Saint-Romain-en-Jarez : 27 juin-17 juillet 1945
Elise Laplace, institutrice à Saint-Etienne et dans les alentours, raconte ses débuts dans la profession en 1945.
Ce fut ma dernière suppléance de cette première année scolaire d'enseignante. A la veille des grandes vacances, j'étais gâtée. Le temps était splendide. C'est à bicyclette que je rejoignis ce petit village que mes parents appelaient Saint-Romain-les-Pommes et dont le nom officiel en 1793 était Saint-Romain-les-Vergers, nom qu'il méritait bien, sis qu'il était entre vignes et vergers.

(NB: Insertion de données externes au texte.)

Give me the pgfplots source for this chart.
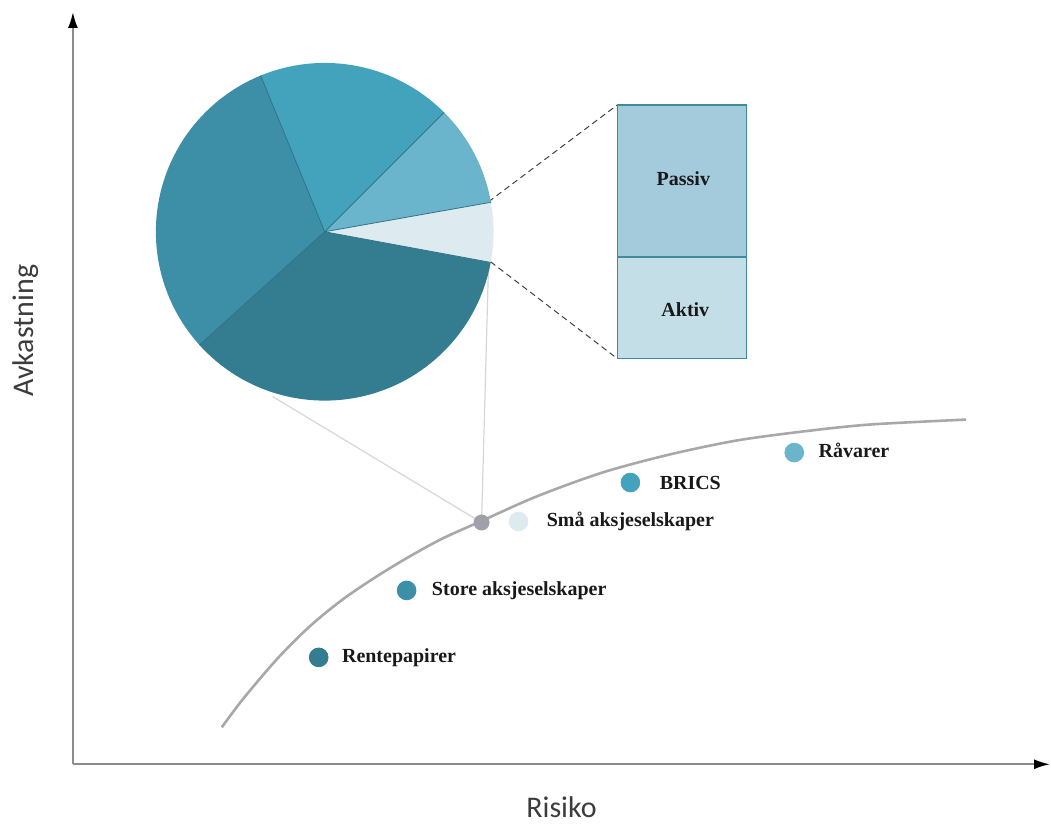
\documentclass[border=0pt]{standalone}
\usepackage{fontspec}
\setmainfont{Liberation Serif}
\newfontfamily\calib{Carlito}
\usepackage{pgfplots}
\pgfplotsset{compat=1.18}
\usetikzlibrary{arrows.meta}
\definecolor{cRente}{HTML}{347C90}
\definecolor{cStore}{HTML}{3D8FA8}
\definecolor{cBrics}{HTML}{44A3BC}
\definecolor{cRaa}{HTML}{6BB5CC}
\definecolor{cSmaa}{HTML}{DDEBF0}
\definecolor{cGray}{HTML}{A0A0A8}
\definecolor{curvegray}{HTML}{A8A8A8}
\definecolor{axisgray}{HTML}{8C8C8C}
\definecolor{labgray}{HTML}{3C3C3C}
\definecolor{pieedge}{HTML}{2F7386}
\definecolor{passiv}{HTML}{A3CBDC}
\definecolor{aktiv}{HTML}{C4DEE7}
\definecolor{boxedge}{HTML}{3F8A9E}
\definecolor{conegray}{HTML}{D6D6D6}
\begin{document}
\begin{tikzpicture}
\begin{axis}[
  x=0.5pt, y=0.5pt,
  xmin=73, xmax=1051, ymin=58, ymax=811,
  axis x line=bottom, axis y line=left,
  axis line style={draw=axisgray, line width=1pt, -{Latex[length=8pt,width=5pt,black]}},
  xtick=\empty, ytick=\empty,
  clip=false,
  xlabel={Risiko}, ylabel={Avkastning},
  xlabel style={at={(axis cs:562,15)}, anchor=center, font=\calib\fontsize{15}{18}\selectfont, text=labgray},
  ylabel style={at={(axis cs:26,492)}, anchor=center, font=\calib\fontsize{15}{18}\selectfont, text=labgray},
]
% bounding box of the whole picture
\path (axis cs:0,0) rectangle (axis cs:1051,823);

% efficient frontier
\addplot[smooth, curvegray, line width=1.3pt] coordinates {
  (222,95) (243,123) (277,163) (310,196) (343,223) (377,246) (410,266)
  (443,284) (483,302) (537,326) (603,350) (670,368) (737,382) (803,391)
  (870,398) (967,403)};

% cone lines from the point to the pie
\draw[conegray, line width=0.6pt] (axis cs:482,300) -- (axis cs:273,426);
\draw[conegray, line width=0.6pt] (axis cs:482,300) -- (axis cs:489,558);

% dashed zoom lines to the box
\draw[black!75, line width=0.5pt, densely dashed] (axis cs:489,621) -- (axis cs:618,718);
\draw[black!75, line width=0.5pt, densely dashed] (axis cs:491,561) -- (axis cs:618,464);

% zoom box
\filldraw[fill=passiv, draw=boxedge, line width=0.8pt] (axis cs:618,566) rectangle (axis cs:747,718);
\filldraw[fill=aktiv, draw=boxedge, line width=0.8pt] (axis cs:618,464) rectangle (axis cs:747,566);
\node[font=\bfseries\fontsize{10}{12}\selectfont, text=black!90] at (axis cs:684,644) {Passiv};
\node[font=\bfseries\fontsize{10}{12}\selectfont, text=black!90] at (axis cs:686,513) {Aktiv};

% asset classes
\addplot[only marks, mark=*, mark size=4.7pt, color=cRente] coordinates {(319,165)};
\addplot[only marks, mark=*, mark size=4.7pt, color=cStore] coordinates {(407,232)};
\addplot[only marks, mark=*, mark size=3.8pt, color=cGray] coordinates {(482,300)};
\addplot[only marks, mark=*, mark size=4.7pt, color=cSmaa] coordinates {(519,301)};
\addplot[only marks, mark=*, mark size=4.7pt, color=cBrics] coordinates {(631,340)};
\addplot[only marks, mark=*, mark size=4.7pt, color=cRaa] coordinates {(795,370)};

\node[anchor=west, inner sep=0pt, font=\bfseries\fontsize{10}{12}\selectfont, text=black!90] at (axis cs:342,165) {Rentepapirer};
\node[anchor=west, inner sep=0pt, font=\bfseries\fontsize{10}{12}\selectfont, text=black!90] at (axis cs:432,232) {Store aksjeselskaper};
\node[anchor=west, inner sep=0pt, font=\bfseries\fontsize{10}{12}\selectfont, text=black!90] at (axis cs:547,301) {Små aksjeselskaper};
\node[anchor=west, inner sep=0pt, font=\bfseries\fontsize{10}{12}\selectfont, text=black!90] at (axis cs:660,340) {BRICS};
\node[anchor=west, inner sep=0pt, font=\bfseries\fontsize{10}{12}\selectfont, text=black!90] at (axis cs:819,372) {Råvarer};

\coordinate (pc) at (axis cs:325,591);
\end{axis}

% pie chart: shares in percent, starting angle 222.1 degrees
\def\pr{84.5pt}
\def\angstart{222.1}
\foreach \p/\c in {35.4/cRente, 5.7/cSmaa, 9.7/cRaa, 18.7/cBrics, 30.5/cStore}{
  \pgfmathsetmacro\angend{\angstart+3.6*\p}
  \fill[\c] (pc) -- ++(\angstart:\pr) arc[start angle=\angstart, end angle=\angend, radius=\pr] -- cycle;
  \global\let\angstart\angend
}
\def\angstart{222.1}
\foreach \p in {35.4, 5.7, 9.7, 18.7, 30.5}{
  \draw[pieedge, line width=0.4pt] (pc) -- ++(\angstart:\pr);
  \pgfmathsetmacro\angend{\angstart+3.6*\p}
  \global\let\angstart\angend
}
\end{tikzpicture}
\end{document}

Je trouvai une classe unique. Je ne sais plus quel était son effectif réel car seuls les enfants du bourg se présentèrent à l'école. Ceux qui vivaient dans les écarts, dans des exploitations agricoles, participaient à la récolte des fruits, richesse du pays, qui battait son plein. Je savais que c'était la saison des pêches, car elle abondaient dans le petit verger qui faisait partie du domaine de l'école.
Sitôt la classe finie, ma préparation pour le lendemain faite, les cahiers corrigés, je retrouvais avec plaisir les pêches mûres à point. Elles furent la base de ma nourriture pendant mon séjour à Saint-Romain que je ne quittais que le jeudi et le dimanche pour rentrer dans ma famille. Ce verger avait une telle importance à mes yeux que j'en ai oublié l'école elle-même où je logeais. Il était comme la récompense, la détente, après une journée de travail.
Malgré les absences, il n'était pas question de baisser les bras par respect pour les élèves, les familles et l'école laïque. La concurrence de l'école privée était en effet redoutable dans ce village rural. Heureusement j'avais acquis une expérience si minime fût-elle des classes uniques, bagage suffisant pour ne pas passer pour une fumiste auprès des familles que je n'eus pas l'occasion de rencontrer.